Michael Lerner Still Slipping Into Larger-Than-Life Character Roles

As far as Michael Lerner is concerned, there’s nothing quite like portraying a character right out of history. “I love playing real-life people,” says the actor whose television roles include Jack Ruby in “Ruby and Oswald,” and Pierre Salinger in “The Missiles of October.” “It gives me a chance to become that person for a while.”

Although his latest screen persona, that of fast-talking movie studio chief Jack Lipnick in “Barton Fink,” is fictitious, he admits the role was inspired by another historical figure--the legendary Louis B. Mayer. “I based my role on him,” the Brooklyn-born actor says, referring to the mogul who ran MGM during its heyday. “I even found a pair of glasses in a junk shop that were identical to the ones he wore. As soon as I put them on, I felt like Mayer.”

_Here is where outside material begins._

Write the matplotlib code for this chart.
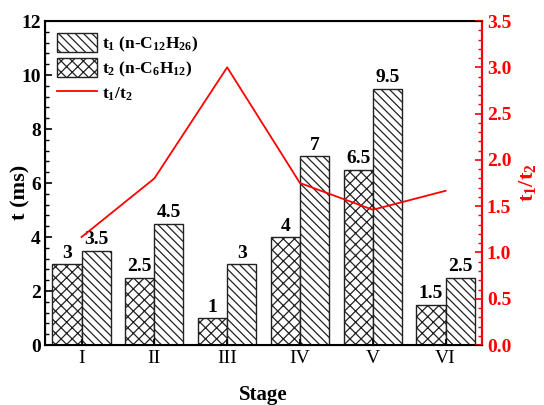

Playing studio chiefs is nothing new to Lerner. On television he played Harry Cohn in “Rita Hayworth: The Love Goddess” and Jack Warner in “Moviola.”


Lerner, an admitted hockey fanatic, graduated from Brooklyn College and went on to receive a master’s degree in English drama from UC Berkeley. He studied for two years on a Fulbright Scholarship at the London Academy of Music and Dramatic Art and eventually landed in San Francisco, where he appeared with the American Conservatory Theater for two years in the late 1960s. After settling in Los Angeles, he appeared in local theater productions and was cast in his first film role, “Alex in Wonderland” in 1970. Other movies followed, including “The Candidate,” the remake of “The Postman Always Rings Twice,” “The Other Side of Midnight,” “Harlem Nights” and “Eight Men Out.”

Having just completed another larger-than-life character role in Disney’s “Newsies,” a turn-of-the-century musical, Lerner is still looking forward to the day when he is offered other types of parts. “I’d like to do something very, very different,” he says. “My dream is to play a sympathetic, romantic leading man.”